Cooking up tips in the outdoor kitchen industry

July 2, 2014 -  By
Built-in grills are one of Outdoor Entertainment Concepts’ most popular outdoor kitchen products. Photos: Outdoor Entertainment Concepts

Built-in grills are one of Outdoor Entertainment Concepts’ most popular outdoor kitchen products. Photos: Outdoor Entertainment Concepts

An outdoor kitchen expert shares some basics of tapping into this ever-popular field.

After years of frustration trying to source outdoor kitchen products, Carl Peterson quit his hardscaping business and started Outdoor Entertainment Concepts. The Hackettstown, N.J.,-based company is a “middle man” between product distributors and both contractors and outdoor kitchen retailers/dealers. Its goal it to make it easy for contractors and retailers to get the materials they need to build and install outdoor kitchens for their residential clients.

Founded more than 15 years ago, Outdoor Entertainment Concepts now offers nearly 200,000 products from 80 manufacturers. And Peterson now knows a thing or two about outdoor kitchens.

For starters, they’re a profit point for landscape contractors, Peterson says, but they also are more complicated to install than many other landscape offerings. That’s why education, safety and material knowledge are key.

First thing’s first

Education is the most important facet of the outdoor kitchen industry, says Peterson, who holds a handful of certifications and authorizations from the Interlocking Concrete Paver Institute (ICPI) and National Concrete Masonry Association (NCMA).

Photos: Outdoor Entertainment Concepts

Photos: Outdoor Entertainment Concepts

Outdoor Entertainment Concepts offers certification classes, including two levels of the NCMA segmental retaining wall installation program and the ICPI concrete paver installation program. Peterson also teaches individual outdoor kitchen installation classes for contractors and retailers/dealers.

“It all depends how much detail they want to get into,” Peterson says. “The classes are structured to what the dealer or contractor is looking for.”

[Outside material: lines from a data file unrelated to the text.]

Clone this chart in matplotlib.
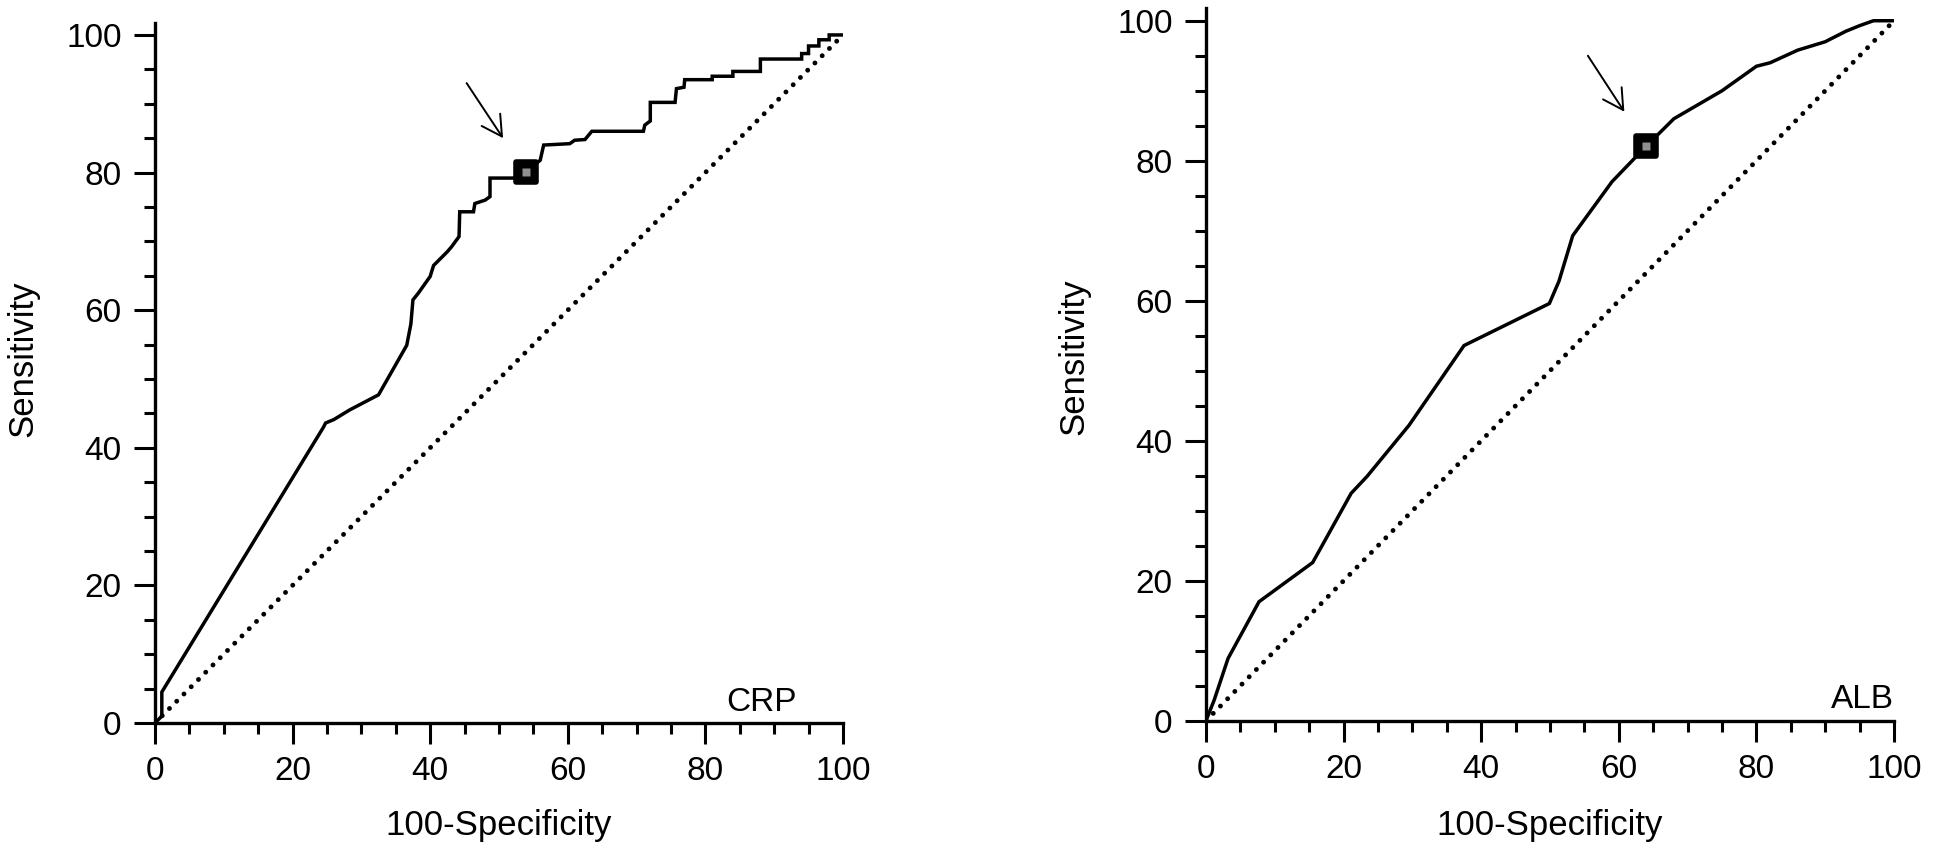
import numpy as np
import matplotlib.pyplot as plt
from matplotlib.markers import MarkerStyle

plt.rcParams.update({
    'font.family': ['Liberation Sans', 'DejaVu Sans'],
    'font.size': 24,
    'axes.linewidth': 2.4,
    'axes.unicode_minus': False,
})

# ROC curve for CRP: x = 100-Specificity, y = Sensitivity
crp_fpr = [0, 1.0, 1.0, 24.5, 24.8, 26.0, 28.3, 32.5, 36.6, 37.2, 37.5, 38.3,
           40.0, 40.5, 41.5, 42.5, 43.1, 44.2, 44.3, 46.3, 46.5, 48.0, 48.7,
           48.7, 52.1, 54.0, 56.0, 56.5, 60.3, 61.0, 62.5, 63.5, 71.0, 71.2,
           72.0, 72.0, 75.6, 75.8, 76.9, 77.0, 81.0, 81.0, 84.0, 84.0, 88.0,
           88.0, 94.0, 94.0, 95.0, 95.0, 96.5, 96.5, 98.0, 98.0, 100]
crp_sens = [0, 1.0, 4.5, 43.0, 43.6, 44.1, 45.5, 47.7, 54.9, 58.0, 61.5, 62.5,
            64.9, 66.5, 67.5, 68.5, 69.2, 70.7, 74.3, 74.3, 75.5, 76.0, 76.5,
            79.2, 79.2, 80.1, 81.8, 84.0, 84.2, 84.7, 84.8, 86.0, 86.0, 86.9,
            87.5, 90.2, 90.2, 92.2, 92.4, 93.5, 93.5, 94.0, 94.0, 94.7, 94.7,
            96.5, 96.5, 97.3, 97.3, 98.4, 98.4, 99.3, 99.3, 100, 100]
crp_cutoff = (54.0, 80.1)

# ROC curve for ALB
alb_fpr = [0, 1.2, 3.2, 7.7, 15.5, 21.1, 23.4, 29.5, 37.5, 49.9, 51.3, 53.3,
           59.0, 64.0, 68.0, 75.0, 80.0, 82.0, 86.0, 90.0, 93.0, 95.0, 97.0,
           100]
alb_sens = [0, 3.0, 8.9, 17.0, 22.6, 32.5, 34.9, 42.2, 53.6, 59.6, 62.8, 69.3,
            77.0, 82.1, 86.0, 90.0, 93.5, 94.0, 95.8, 97.0, 98.5, 99.3, 100,
            100]
alb_cutoff = (64.0, 82.1)

panels = [
    ('CRP', crp_fpr, crp_sens, crp_cutoff),
    ('ALB', alb_fpr, alb_sens, alb_cutoff),
]

fig = plt.figure(figsize=(19.49, 8.49), dpi=100)
ax_left = fig.add_axes([0.0795, 0.1484, 0.3530, 0.8242])
ax_right = fig.add_axes([0.6188, 0.1511, 0.3530, 0.8398])
axes = [ax_left, ax_right]
ytops = [101.7, 101.86]
text_x = [83.0, 90.8]
arrows = [((45.3, 93.0), (50.6, 85.0)), ((55.5, 95.0), (60.8, 87.0))]
ylab_y = [0.52, 0.51]

major = np.arange(0, 101, 20)
minor = np.arange(0, 101, 5)
cut_marker = MarkerStyle('s', joinstyle='round')

for ax, (name, fpr, sens, cut), ytop, tx, (a0, a1), ly in zip(
        axes, panels, ytops, text_x, arrows, ylab_y):
    ax.plot(fpr, sens, color='black', lw=2.5, solid_joinstyle='miter', zorder=3)
    ax.plot([0, 100], [0, 100], color='black', lw=3.5,
            linestyle=(0, (0.01, 2.1)), dash_capstyle='round', zorder=2)

    # criterion point
    ax.plot(*cut, marker=cut_marker, ms=15, mfc='black', mec='black',
            mew=4, zorder=4)
    ax.plot(*cut, marker='s', ms=6, mfc='#8f8f8f', mec='none', zorder=5)
    ax.annotate('', xy=a1, xytext=a0,
                arrowprops=dict(arrowstyle='->,head_length=0.72,head_width=0.4',
                                lw=1.4, color='black', mutation_scale=20,
                                shrinkA=0, shrinkB=0))

    ax.text(tx, 3.0, name, ha='left', va='center', fontsize=24)

    ax.set_xlim(0, 100)
    ax.set_ylim(0, ytop)
    ax.spines['top'].set_visible(False)
    ax.spines['right'].set_visible(False)
    ax.set_xticks(major)
    ax.set_yticks(major)
    ax.set_xticks(minor, minor=True)
    ax.set_yticks(minor, minor=True)
    ax.tick_params(which='major', length=15, width=2.2, pad=9, labelsize=24)
    ax.tick_params(which='minor', length=8, width=2.2)

    ax.set_xlabel('100-Specificity', fontsize=25, va='center')
    ax.set_ylabel('Sensitivity', fontsize=25, va='center')
    ax.xaxis.set_label_coords(0.5, -0.147)
    ax.yaxis.set_label_coords(-0.192, ly)

plt.savefig('out.png', dpi=100, facecolor='white')
plt.close()
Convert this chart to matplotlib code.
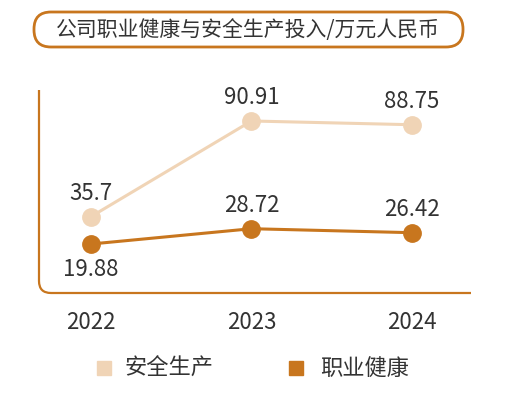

Getting people to understand the parts of the outdoor kitchen industry and taking the time to learn them is one of Peterson’s biggest challenges.

“Some really don’t engulf themselves into what they have; they don’t invest the time,” Peterson says. “If they take the time to be trained, they will be more successful.”

In addition to training, Peterson pegs safety as a priority. Specifically, before starting to design or install an outdoor kitchen, he cautions contractors to always check local building codes. Different areas of the country have different codes and each project contains varying design and installation elements. Codes to look into include fire, plumbing and electrical codes.

Material know-how

Outdoor kitchen installations also require providers to understand a variety of products offerings. Freestanding and built-in grills, fireplaces, fire pits and wood-fired ovens are some of Outdoor Entertainment Concepts’ most popular outdoor kitchen products. Appliances include outdoor trash cans, cabinets and stainless-steel grills; construction materials include segmental retaining walls or block and mortar with countertop options like granite, natural stone or porcelain tile.

The variety and custom nature of the work makes a contractors’ education even more important, Peterson says.

“It is all custom work,” he says. “Any shape can be built, and the design limits are endless.”


Checking on codes

Outdoor kitchens, fireplaces and fire pits may be regulated by local ordinances or homeowner association rules. Additionally, some building departments require construction permits. It’s important to discuss specific details with your local building department. Here’s a checklist to consider, according to the “ICPI Advanced Residential Paver Technician Course” manual.

✓Are outdoor fireplaces or fire pits prohibited?
✓Can outdoor fireplaces or fire pits burn wood or only natural gas?
✓Are there restrictions on the free usage of outdoor fireplaces, fire pits or grills?
✓Are there plumbing code requirements if water and sanitary drain lines are installed in outdoor living areas?
✓Are building permits required?
✓Are there electrical code requirements for installing 110V service to an outdoor living area?
✓Are engineered drawings required?
✓What’s the minimum distance between top of chimney and any roof?
✓What’s the minimum distance between a fireplace or fire pit and any building, structure, property line, tree, hedge, fence, roadway, overhead wire
or other combustible article?

Offering outdoor kitchens?

Here are Carl Peterson’s top tips for contractors getting into this field.
➔ Before the installation, talk about practicing safety.
➔ Be familiar with all of your appliance lines, not just one.
➔ Know your fit and finishes, and be creative.